Physicians can use their desktop computers to create the discharge instructions, which are all Web-based and available on the hospital's intranet, he adds.
"We're looking at putting computers in every room, but that's in the future," Riggio says.
One of the big mistakes that an electronic checklist can prevent involves whether or not physicians have reminded patients to take aspirin or prescribed an ACE inhibitor, he notes.
"For heart failure patients, the electronic prompt will remind them that the patient needs to be on an ACE inhibitor," Riggio says. "It reminds the discharging physician, because sometimes the discharging physician is not the physician who took care of the patient the entire time."

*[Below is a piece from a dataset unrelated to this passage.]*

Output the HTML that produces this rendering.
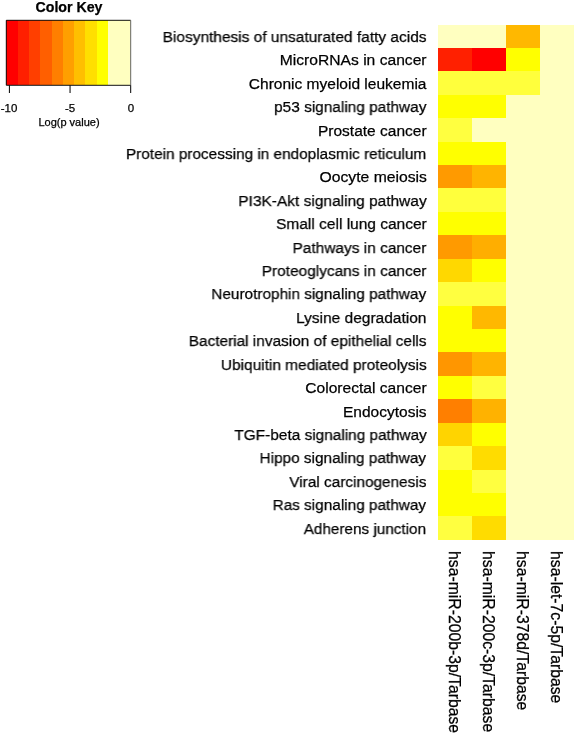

These continual hospital hand-offs are windows in which mistakes can occur, so the checklist is helpful in making sure the necessary communication occurs.
"It helps to double-check on prescriptions," Riggio says. "The physician might say that when the kidney function is better, we'll start an ACE inhibitor, and this will remind them to prescribe the drug."
The checklist also provides transparency in hospital care, and it's printed out and given to patients, who can see the quality measures for themselves. The total discharge instructions might be five pages with headers and page breaks; they're self-explanatory, listing medications and instructions about when to call a doctor. There are icons highlighting the various sections.
"Patients will be aware of quality standards for their disease process," Riggio says. "Patients often are never involved or see the end result; but we actually give them a copy of it, because this is one of the few documents we give patients routinely."
Some physicians and hospitals might debate the wisdom of sharing this information with patients, but from Riggio's perspective, it is the right move: "We felt this was the future [of medicine], to empower patients and have them understand these decisions we're making."
Typically, the physician will review the instructions with patients, although nurses might also be involved, Riggio says.
The other benefit to sharing the information is that the patient can take it to his or her community physician, who now will know why particular drugs were prescribed or not prescribed, he adds.
"Copies of these discharge instructions also could be sent to outside referring clinicians," he says.
The electronic checklist could be used by various health care systems as a means to improve clinical decision support at discharge.
"We've been working on rolling this out at an affiliate hospital in South Philly," Riggio says. "It has translatability to many different systems and hospitals."
Reference
1. Riggio JM, Sorokin R, Moxey ED, et al. Effectiveness of a clinical-decision-support system in improving compliance with cardiac-care quality measures and supporting resident training. Acad Med. 2009;84(12):1719-1726.
Source
Jeff Riggio, MD, MS, Physician Advisor for Information Systems, Department of Medicine, Division of Hospital Medicine, Thomas Jefferson University Hospital, 833 Chestnut St., Suite 701, Philadelphia, PA 19107. E-mail: [email protected].